→ Source data
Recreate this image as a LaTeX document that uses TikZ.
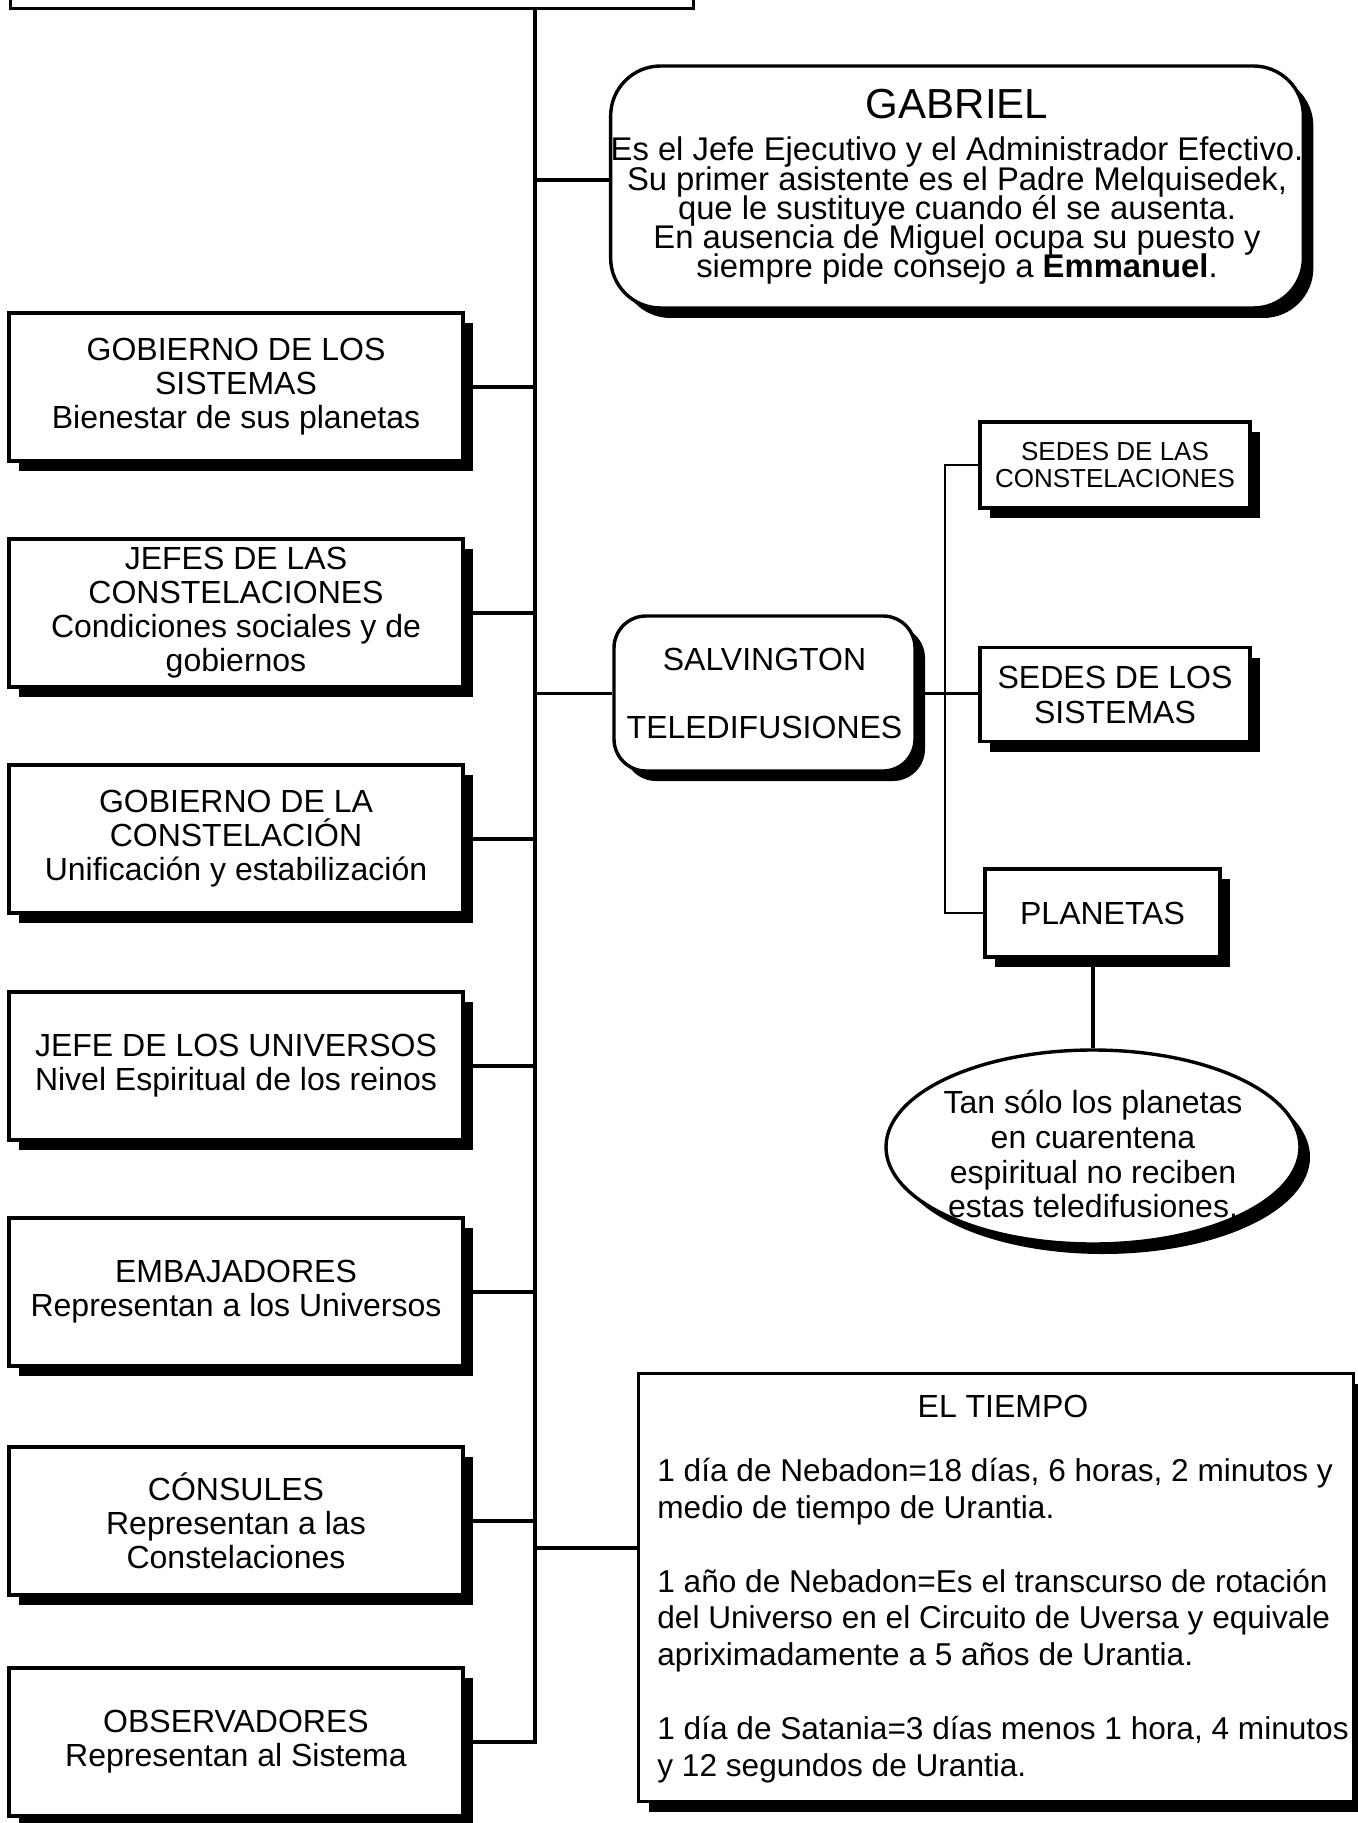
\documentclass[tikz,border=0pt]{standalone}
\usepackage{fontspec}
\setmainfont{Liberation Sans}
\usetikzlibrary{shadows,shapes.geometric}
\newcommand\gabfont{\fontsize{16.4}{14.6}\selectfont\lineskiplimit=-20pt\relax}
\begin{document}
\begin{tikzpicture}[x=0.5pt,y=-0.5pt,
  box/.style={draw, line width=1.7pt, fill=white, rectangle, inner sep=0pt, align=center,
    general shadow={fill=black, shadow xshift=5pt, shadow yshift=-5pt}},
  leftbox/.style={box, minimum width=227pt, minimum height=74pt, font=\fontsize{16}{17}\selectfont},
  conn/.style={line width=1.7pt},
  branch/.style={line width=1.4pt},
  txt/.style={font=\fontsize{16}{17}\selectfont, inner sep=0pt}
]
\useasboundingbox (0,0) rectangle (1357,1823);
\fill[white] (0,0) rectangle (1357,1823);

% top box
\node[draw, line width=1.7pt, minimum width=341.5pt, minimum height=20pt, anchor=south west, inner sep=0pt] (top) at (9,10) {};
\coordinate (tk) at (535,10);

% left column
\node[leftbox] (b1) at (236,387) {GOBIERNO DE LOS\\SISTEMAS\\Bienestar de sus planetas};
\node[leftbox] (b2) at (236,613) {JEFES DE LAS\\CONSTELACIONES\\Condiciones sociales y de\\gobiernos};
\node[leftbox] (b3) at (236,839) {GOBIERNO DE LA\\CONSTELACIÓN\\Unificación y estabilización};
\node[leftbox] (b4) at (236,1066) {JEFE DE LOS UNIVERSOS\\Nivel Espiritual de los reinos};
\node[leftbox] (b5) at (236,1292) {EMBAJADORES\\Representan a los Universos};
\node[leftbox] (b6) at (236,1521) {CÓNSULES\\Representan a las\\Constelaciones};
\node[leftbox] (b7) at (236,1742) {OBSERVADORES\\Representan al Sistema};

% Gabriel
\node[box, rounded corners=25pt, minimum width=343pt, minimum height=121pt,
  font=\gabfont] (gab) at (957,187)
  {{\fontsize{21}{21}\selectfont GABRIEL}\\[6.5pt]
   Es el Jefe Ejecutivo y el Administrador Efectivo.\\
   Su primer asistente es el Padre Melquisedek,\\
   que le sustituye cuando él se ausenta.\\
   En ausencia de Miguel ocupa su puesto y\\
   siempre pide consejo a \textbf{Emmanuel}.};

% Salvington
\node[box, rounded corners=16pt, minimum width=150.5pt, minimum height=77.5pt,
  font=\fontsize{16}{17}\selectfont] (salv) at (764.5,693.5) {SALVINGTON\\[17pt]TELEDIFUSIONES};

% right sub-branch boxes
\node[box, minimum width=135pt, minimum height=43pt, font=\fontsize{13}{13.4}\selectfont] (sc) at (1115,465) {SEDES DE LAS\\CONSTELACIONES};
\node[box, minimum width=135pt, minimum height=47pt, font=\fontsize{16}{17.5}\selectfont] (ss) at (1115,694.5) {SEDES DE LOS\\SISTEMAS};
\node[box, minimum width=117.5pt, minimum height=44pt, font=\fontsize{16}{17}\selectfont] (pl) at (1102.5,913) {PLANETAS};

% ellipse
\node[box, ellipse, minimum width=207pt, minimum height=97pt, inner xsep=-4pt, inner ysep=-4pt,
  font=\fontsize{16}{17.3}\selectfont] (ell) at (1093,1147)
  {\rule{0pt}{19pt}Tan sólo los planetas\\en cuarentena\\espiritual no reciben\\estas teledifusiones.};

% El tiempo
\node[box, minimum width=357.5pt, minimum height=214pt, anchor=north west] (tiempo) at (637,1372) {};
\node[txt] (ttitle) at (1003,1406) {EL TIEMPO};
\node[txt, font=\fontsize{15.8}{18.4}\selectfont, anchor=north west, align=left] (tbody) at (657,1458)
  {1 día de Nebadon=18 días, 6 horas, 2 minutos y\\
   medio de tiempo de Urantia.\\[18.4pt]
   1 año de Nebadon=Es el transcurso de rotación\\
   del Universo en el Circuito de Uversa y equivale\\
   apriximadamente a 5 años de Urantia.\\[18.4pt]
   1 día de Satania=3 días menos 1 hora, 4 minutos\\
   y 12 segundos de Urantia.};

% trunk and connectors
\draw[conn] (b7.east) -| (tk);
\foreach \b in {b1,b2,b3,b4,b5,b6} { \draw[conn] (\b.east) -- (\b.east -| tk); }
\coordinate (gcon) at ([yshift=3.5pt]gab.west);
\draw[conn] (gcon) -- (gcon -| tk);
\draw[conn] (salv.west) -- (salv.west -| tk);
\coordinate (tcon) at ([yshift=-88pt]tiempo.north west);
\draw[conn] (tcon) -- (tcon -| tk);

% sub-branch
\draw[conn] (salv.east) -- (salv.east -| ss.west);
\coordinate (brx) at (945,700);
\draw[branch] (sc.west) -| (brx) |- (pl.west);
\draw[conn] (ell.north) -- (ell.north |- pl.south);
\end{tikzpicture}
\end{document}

→ The exercise
Give again, word for word, every line from the top of the data through the line with "(tk) at (535,10);", both ends included, and exclude the pictures.

→ Task result
Recreate this image as a LaTeX document that uses TikZ.
\documentclass[tikz,border=0pt]{standalone}
\usepackage{fontspec}
\setmainfont{Liberation Sans}
\usetikzlibrary{shadows,shapes.geometric}
\newcommand\gabfont{\fontsize{16.4}{14.6}\selectfont\lineskiplimit=-20pt\relax}
\begin{document}
\begin{tikzpicture}[x=0.5pt,y=-0.5pt,
  box/.style={draw, line width=1.7pt, fill=white, rectangle, inner sep=0pt, align=center,
    general shadow={fill=black, shadow xshift=5pt, shadow yshift=-5pt}},
  leftbox/.style={box, minimum width=227pt, minimum height=74pt, font=\fontsize{16}{17}\selectfont},
  conn/.style={line width=1.7pt},
  branch/.style={line width=1.4pt},
  txt/.style={font=\fontsize{16}{17}\selectfont, inner sep=0pt}
]
\useasboundingbox (0,0) rectangle (1357,1823);
\fill[white] (0,0) rectangle (1357,1823);

% top box
\node[draw, line width=1.7pt, minimum width=341.5pt, minimum height=20pt, anchor=south west, inner sep=0pt] (top) at (9,10) {};
\coordinate (tk) at (535,10);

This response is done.